EXERCISE AIM — Exclude pictures. Extract exactly the lines from the one that contains "Output the Python" down to the one that contains "from matplotlib.patches import Rectangle", both included.

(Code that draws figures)
────────────────────
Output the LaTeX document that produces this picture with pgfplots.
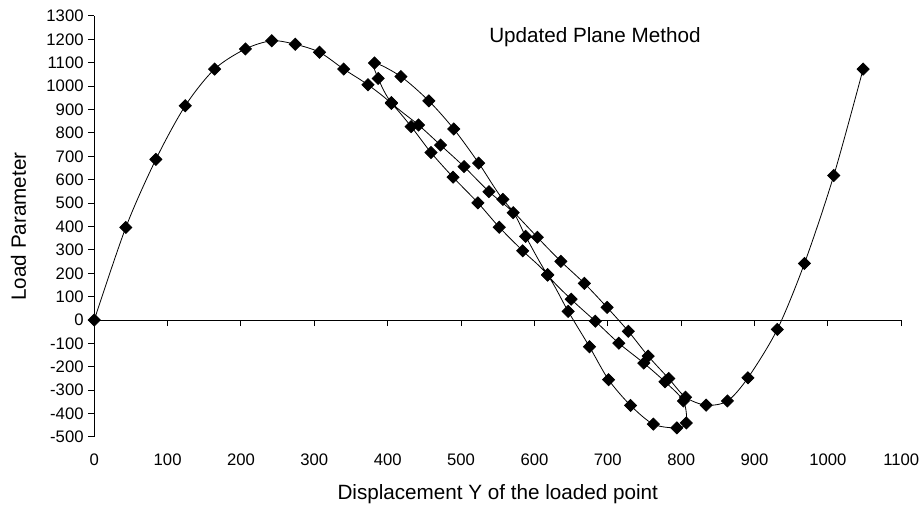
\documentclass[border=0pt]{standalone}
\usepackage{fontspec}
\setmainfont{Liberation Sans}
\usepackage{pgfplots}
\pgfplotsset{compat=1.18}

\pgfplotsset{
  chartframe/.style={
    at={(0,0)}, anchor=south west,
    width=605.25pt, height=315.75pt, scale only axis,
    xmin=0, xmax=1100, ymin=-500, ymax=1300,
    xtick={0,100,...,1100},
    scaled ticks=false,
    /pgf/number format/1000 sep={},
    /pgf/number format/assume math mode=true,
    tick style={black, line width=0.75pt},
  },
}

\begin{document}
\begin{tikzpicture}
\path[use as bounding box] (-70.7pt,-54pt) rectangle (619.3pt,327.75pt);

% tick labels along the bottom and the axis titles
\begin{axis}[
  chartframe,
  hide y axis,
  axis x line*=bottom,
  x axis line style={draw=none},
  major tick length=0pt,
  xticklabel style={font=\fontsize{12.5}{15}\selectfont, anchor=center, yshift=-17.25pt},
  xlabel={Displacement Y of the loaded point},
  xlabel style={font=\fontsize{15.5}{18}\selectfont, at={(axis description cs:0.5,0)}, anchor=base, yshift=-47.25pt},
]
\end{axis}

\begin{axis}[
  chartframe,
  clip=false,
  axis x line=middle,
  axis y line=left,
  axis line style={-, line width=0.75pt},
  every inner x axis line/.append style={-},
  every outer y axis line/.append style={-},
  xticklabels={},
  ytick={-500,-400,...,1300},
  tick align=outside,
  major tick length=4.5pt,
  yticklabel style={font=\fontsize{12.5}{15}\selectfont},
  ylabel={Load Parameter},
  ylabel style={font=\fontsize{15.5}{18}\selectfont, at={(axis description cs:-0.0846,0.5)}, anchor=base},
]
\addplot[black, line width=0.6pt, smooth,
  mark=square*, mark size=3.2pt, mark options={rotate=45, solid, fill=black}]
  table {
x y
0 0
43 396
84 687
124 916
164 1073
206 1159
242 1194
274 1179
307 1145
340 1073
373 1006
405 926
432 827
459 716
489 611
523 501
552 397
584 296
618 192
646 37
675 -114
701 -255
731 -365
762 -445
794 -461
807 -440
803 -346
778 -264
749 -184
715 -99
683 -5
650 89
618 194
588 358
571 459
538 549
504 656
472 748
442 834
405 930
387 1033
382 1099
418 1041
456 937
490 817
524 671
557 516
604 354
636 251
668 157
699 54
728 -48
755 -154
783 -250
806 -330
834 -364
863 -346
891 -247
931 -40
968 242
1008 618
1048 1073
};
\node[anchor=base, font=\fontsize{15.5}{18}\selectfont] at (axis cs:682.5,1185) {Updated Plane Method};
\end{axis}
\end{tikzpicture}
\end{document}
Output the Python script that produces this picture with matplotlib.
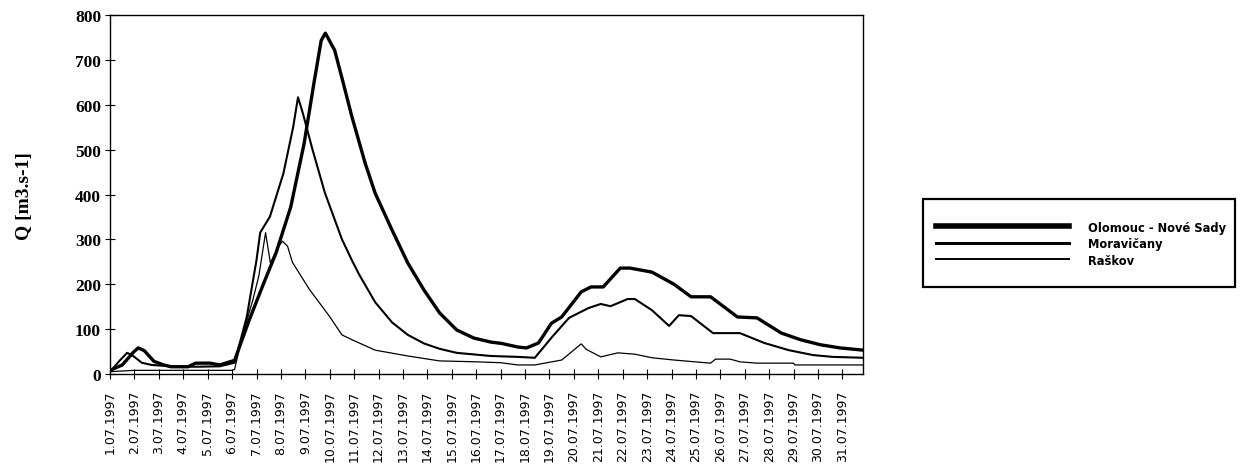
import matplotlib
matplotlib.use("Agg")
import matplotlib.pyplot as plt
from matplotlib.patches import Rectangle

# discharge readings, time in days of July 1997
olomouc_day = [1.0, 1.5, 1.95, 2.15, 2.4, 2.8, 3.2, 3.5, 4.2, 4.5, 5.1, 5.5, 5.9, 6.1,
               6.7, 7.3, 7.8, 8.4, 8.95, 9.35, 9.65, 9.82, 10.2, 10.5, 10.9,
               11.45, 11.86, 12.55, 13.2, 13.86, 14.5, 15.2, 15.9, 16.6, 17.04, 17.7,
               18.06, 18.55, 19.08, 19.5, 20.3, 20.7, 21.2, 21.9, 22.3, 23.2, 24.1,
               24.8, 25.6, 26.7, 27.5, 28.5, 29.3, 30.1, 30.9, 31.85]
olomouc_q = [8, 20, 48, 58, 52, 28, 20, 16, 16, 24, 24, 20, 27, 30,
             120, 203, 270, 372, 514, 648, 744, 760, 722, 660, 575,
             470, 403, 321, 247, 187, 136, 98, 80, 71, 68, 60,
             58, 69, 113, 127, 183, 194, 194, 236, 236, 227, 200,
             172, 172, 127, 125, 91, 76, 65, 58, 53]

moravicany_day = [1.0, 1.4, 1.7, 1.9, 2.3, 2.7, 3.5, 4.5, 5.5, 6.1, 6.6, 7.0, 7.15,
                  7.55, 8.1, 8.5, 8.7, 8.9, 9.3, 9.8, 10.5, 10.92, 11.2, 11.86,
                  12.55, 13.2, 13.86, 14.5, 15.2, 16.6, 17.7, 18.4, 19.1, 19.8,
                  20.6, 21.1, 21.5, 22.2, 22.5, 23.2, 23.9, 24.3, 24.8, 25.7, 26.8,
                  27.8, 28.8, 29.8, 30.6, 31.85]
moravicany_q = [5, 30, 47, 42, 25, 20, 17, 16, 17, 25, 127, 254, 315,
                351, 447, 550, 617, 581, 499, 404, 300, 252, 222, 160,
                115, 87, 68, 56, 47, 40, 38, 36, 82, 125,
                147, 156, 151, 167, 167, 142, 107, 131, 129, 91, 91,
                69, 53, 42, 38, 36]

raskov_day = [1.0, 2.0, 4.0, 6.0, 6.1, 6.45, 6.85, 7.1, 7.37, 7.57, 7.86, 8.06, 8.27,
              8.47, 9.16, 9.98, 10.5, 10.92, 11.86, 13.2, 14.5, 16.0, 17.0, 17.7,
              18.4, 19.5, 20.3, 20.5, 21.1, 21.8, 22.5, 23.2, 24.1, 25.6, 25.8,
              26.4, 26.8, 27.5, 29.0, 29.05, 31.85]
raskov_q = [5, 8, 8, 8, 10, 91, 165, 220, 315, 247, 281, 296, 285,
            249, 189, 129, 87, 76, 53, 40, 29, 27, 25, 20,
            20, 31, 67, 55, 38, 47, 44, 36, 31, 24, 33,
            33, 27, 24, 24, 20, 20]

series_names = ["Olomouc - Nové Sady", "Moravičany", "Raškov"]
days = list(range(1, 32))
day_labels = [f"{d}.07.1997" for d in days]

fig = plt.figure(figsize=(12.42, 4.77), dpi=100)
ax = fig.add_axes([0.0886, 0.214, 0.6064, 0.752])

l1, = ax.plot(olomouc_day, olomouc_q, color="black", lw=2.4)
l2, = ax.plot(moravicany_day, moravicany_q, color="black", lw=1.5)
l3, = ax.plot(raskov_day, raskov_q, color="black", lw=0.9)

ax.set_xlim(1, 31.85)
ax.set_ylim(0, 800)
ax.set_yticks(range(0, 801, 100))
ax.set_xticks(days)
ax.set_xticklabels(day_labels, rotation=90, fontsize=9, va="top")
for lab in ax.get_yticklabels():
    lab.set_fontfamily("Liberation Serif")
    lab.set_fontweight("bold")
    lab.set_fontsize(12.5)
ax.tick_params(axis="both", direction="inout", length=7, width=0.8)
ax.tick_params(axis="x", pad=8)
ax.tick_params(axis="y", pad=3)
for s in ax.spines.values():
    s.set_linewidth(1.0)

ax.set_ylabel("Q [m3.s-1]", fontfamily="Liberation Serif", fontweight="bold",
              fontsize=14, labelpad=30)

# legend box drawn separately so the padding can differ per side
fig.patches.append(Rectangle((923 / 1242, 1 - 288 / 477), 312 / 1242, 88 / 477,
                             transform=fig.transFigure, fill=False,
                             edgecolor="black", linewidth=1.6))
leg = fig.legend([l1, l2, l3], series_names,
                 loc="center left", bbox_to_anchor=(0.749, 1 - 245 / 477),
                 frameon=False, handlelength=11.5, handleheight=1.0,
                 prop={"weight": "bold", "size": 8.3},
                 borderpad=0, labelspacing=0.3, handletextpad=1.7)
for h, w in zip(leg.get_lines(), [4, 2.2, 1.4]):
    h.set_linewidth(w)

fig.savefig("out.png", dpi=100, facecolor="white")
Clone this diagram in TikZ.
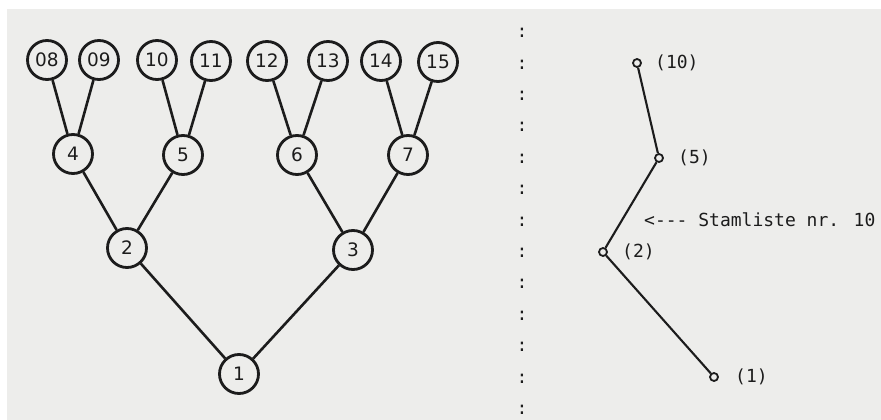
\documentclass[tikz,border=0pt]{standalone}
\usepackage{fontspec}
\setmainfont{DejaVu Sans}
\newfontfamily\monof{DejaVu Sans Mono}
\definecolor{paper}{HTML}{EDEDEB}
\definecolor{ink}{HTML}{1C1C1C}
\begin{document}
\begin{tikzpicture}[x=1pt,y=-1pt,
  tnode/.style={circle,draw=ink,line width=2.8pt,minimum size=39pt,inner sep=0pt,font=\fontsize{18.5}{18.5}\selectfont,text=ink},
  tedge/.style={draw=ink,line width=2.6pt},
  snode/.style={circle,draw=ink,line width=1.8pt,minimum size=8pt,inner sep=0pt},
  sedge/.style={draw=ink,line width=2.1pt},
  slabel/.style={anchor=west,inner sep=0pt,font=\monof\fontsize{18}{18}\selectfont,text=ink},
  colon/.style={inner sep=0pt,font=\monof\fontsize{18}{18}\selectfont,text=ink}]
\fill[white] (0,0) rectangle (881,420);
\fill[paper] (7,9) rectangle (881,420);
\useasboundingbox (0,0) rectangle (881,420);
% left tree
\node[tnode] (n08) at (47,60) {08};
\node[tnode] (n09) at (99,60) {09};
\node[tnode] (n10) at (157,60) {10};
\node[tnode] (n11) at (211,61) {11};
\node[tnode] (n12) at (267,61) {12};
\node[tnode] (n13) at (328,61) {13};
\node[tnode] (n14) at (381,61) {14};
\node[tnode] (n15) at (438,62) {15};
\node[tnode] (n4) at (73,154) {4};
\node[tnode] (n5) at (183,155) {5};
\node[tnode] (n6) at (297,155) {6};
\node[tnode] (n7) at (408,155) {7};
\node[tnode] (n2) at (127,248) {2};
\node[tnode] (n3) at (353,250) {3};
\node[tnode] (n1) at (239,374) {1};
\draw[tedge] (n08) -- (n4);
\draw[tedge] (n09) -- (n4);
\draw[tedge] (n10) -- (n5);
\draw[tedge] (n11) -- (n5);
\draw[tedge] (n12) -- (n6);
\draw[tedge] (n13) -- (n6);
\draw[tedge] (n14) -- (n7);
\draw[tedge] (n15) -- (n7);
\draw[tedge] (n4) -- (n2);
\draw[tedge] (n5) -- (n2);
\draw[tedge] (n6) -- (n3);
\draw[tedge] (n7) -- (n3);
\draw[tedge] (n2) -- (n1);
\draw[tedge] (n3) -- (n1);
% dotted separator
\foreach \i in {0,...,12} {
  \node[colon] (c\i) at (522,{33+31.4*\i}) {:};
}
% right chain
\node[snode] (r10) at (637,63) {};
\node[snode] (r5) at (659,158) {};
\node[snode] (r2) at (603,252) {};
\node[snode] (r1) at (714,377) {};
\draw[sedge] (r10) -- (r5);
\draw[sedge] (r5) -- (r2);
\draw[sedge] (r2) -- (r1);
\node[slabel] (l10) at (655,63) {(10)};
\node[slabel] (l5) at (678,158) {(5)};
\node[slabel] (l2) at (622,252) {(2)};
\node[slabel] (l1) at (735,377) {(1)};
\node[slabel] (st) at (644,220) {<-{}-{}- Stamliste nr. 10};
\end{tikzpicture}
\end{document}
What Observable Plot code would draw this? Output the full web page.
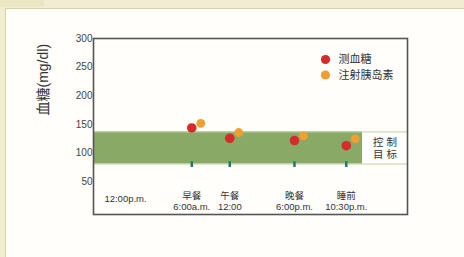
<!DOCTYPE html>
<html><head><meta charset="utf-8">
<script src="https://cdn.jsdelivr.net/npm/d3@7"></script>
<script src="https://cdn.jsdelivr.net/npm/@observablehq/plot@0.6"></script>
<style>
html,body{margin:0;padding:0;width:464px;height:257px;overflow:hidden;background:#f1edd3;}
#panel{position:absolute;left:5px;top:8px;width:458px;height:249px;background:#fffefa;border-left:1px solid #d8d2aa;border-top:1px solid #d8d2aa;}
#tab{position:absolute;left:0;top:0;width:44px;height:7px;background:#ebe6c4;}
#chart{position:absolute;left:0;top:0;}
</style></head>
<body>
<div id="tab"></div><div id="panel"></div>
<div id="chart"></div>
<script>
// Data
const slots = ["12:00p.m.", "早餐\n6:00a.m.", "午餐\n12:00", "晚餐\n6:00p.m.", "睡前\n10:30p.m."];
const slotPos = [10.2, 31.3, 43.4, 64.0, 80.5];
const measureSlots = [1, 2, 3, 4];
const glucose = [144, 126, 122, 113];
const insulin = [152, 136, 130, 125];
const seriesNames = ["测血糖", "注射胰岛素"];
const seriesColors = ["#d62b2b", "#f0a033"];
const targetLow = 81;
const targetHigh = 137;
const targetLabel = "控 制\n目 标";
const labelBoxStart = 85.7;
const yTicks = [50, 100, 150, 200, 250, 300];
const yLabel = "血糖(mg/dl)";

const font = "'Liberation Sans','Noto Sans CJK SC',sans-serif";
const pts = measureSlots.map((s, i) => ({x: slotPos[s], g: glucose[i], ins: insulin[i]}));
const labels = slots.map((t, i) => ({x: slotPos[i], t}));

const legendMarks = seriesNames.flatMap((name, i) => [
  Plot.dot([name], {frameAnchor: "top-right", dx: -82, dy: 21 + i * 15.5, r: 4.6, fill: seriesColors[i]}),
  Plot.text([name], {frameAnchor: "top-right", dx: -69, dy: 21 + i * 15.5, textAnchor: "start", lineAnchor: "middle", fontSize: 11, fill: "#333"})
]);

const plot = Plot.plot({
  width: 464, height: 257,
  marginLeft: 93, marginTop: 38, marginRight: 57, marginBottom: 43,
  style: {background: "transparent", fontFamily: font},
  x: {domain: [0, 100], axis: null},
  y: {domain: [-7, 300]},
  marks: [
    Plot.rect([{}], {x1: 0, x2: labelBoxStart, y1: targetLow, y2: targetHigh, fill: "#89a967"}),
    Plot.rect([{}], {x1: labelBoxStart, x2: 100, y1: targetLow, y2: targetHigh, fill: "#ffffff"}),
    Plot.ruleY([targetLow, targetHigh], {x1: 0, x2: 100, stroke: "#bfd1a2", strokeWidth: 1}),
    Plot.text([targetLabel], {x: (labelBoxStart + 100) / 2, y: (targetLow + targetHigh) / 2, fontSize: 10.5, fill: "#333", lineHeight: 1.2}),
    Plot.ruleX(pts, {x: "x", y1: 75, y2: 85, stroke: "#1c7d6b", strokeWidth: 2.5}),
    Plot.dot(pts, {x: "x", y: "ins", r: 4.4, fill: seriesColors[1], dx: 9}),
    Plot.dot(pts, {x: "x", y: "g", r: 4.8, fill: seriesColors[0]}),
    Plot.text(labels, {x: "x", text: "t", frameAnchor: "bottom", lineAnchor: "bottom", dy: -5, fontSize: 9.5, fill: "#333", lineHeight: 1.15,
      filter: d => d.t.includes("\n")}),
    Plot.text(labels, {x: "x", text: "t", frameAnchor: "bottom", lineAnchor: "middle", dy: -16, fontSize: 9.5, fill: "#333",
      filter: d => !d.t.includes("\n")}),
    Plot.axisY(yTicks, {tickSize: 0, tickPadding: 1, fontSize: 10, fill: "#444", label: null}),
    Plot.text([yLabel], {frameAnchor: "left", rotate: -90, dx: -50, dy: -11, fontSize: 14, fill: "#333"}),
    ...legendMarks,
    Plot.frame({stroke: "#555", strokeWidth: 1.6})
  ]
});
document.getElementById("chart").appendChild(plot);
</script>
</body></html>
────────────────────
SOLUTION TO THIS PROBLEM —
Output the Python script that produces this picture with matplotlib.
import matplotlib
matplotlib.use("Agg")
import matplotlib.pyplot as plt
from matplotlib.patches import Rectangle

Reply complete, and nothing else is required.